Конкуренция региональных проектов была неизбежной после распада СССР. Обозревая недавнее прошлое, хотелось бы отметить, что активная политика регионального строительства со стороны ЕС как молодого интеграционного образования в начале 2000-х гг. привела к пространственному расширению за счет стран Центральной и Восточной Европы, включая Прибалтийские страны. Тем самым, несмотря на то, что всегда оговаривалось добровольное стремление этих государств включиться в европейскую интеграцию, это означало двойственность политики ЕС.

Двойственность заключалась в том, что базовый принцип ЕС поддержки региональной интеграции где бы то ни было, а также межрегионального взаимодействия входил в противоречие с видением постсоветского пространства как малоэффективного и внутренне слабосвязанного регионального целого. Дифференциация пространства, особенно четко обозначенная в Европейской политике соседства, была запущена в 2003—2004 гг. Россия рассматривалась как стратегический партнер, соседний регион — Восточная Европа, наименьшее значение имел регион Центральной Азии. Пространство, конечно, не является единым и во многом совпадает с самоидентификацией государств и регионов. Но факт остается фактом: под этой политикой не просматривалось отношение к постсоветскому пространству как бывшему единому государству, которое по множеству признаков могло быть расценено как единый регион.

Практически политика соседства материально воплощалась больше на двустороннем уровне, о чем свидетельствует подписание двусторонних договоров, где с одной стороны выступает ЕС, а с другой — национальное государство, а не региональная организация.

Несмотря на то, что создание Содружества Независимых Государств — это, по нашему утверждению, первая попытка региональной самоидентификации, оно стало частью дальнейшего процесса «мягкой» дезинтеграции.

Таким образом, цель статьи — определить генезис и эволюцию характерных черт институционального дизайна евразийских интеграционных проектов в контексте политики ЕС. Мы попытались избежать одного из базовых исследовательских стереотипов — восприятия ЕС как субъекта, который, от начала и до конца обладая политической волей, воплощает свои стратегии в отношении постсоветского пространства, а интеграционные проекты, как и воля политических элит этого пространства, не рассматриваются как равнодействующая сила.

Обзор литературы

Постановка проблемы евразийского регионального строительства в контексте политики ЕС на постсоветском пространстве является в некотором смысле инновационной, так как традиционно изучались такие темы, как региональная политика ЕС. Об этом свидетельствует значительное количество не только публикаций и периодических изданий, но и центров, академических институтов.
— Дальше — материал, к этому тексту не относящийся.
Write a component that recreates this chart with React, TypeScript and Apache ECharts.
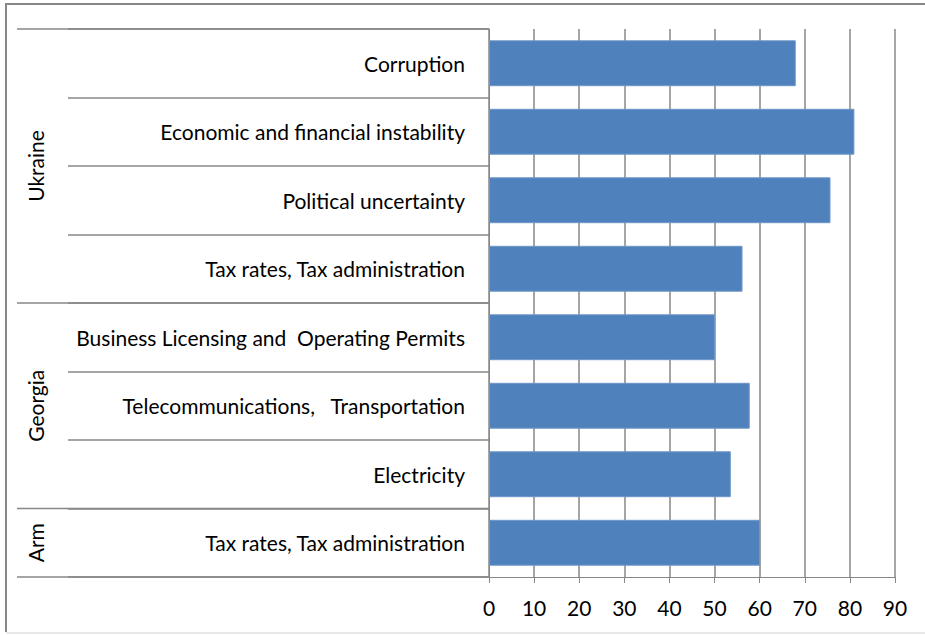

Тем не менее, в данной статье проблема рассматривается как евразийское региональное самоконструирование в контексте политики ЕС. Такая постановка проблемы предполагает деконструирование ЕС как субъекта политики: например в работе К. Смит [14, p. 2] или известной работе Б. Бузана [12, p. 71], в том числе с точки зрения исторического институционализма, представленного в вышеупомянутой работе Л. Делкур [13, p. 12—13]. Под ним понимается политологический подход, в котором особое внимание уделяется институциональной динамике. В частности, исторический институционализм подчеркивает роль институтов в преобразовании предпочтений акторов, структурировании процесса принятия решений и важности исторического контекст изменений внутри институтов.

С другой стороны, имеются аналитические доклады и статьи, посвященные евразийской интеграции в контексте политики ЕС, а также проблемы ее восприятия в России. В частности, доклад группы экспертов РИСИ «Политика Евросоюза в отношении стран постсоветского пространства в контексте евразийской интеграции» [8], который рассматривает проблему конкуренции проектов европейской и евразийской интеграции в крайне острой политизированной форме. Более академичный подход к анализу важного элемента — конфликтного восприятия европейской политики в России — предложен И. Грецким и Е. Трещенковым [3].

Зеркальная точка зрения докладу РИСИ представлена в работе итальянских авторов В. Акчуриной и В. Делла Сала «Европейский союз, Россия и постсоветское пространство: общее соседство, поле битвы или транзитная зона на новом Шелковом пути?» [11].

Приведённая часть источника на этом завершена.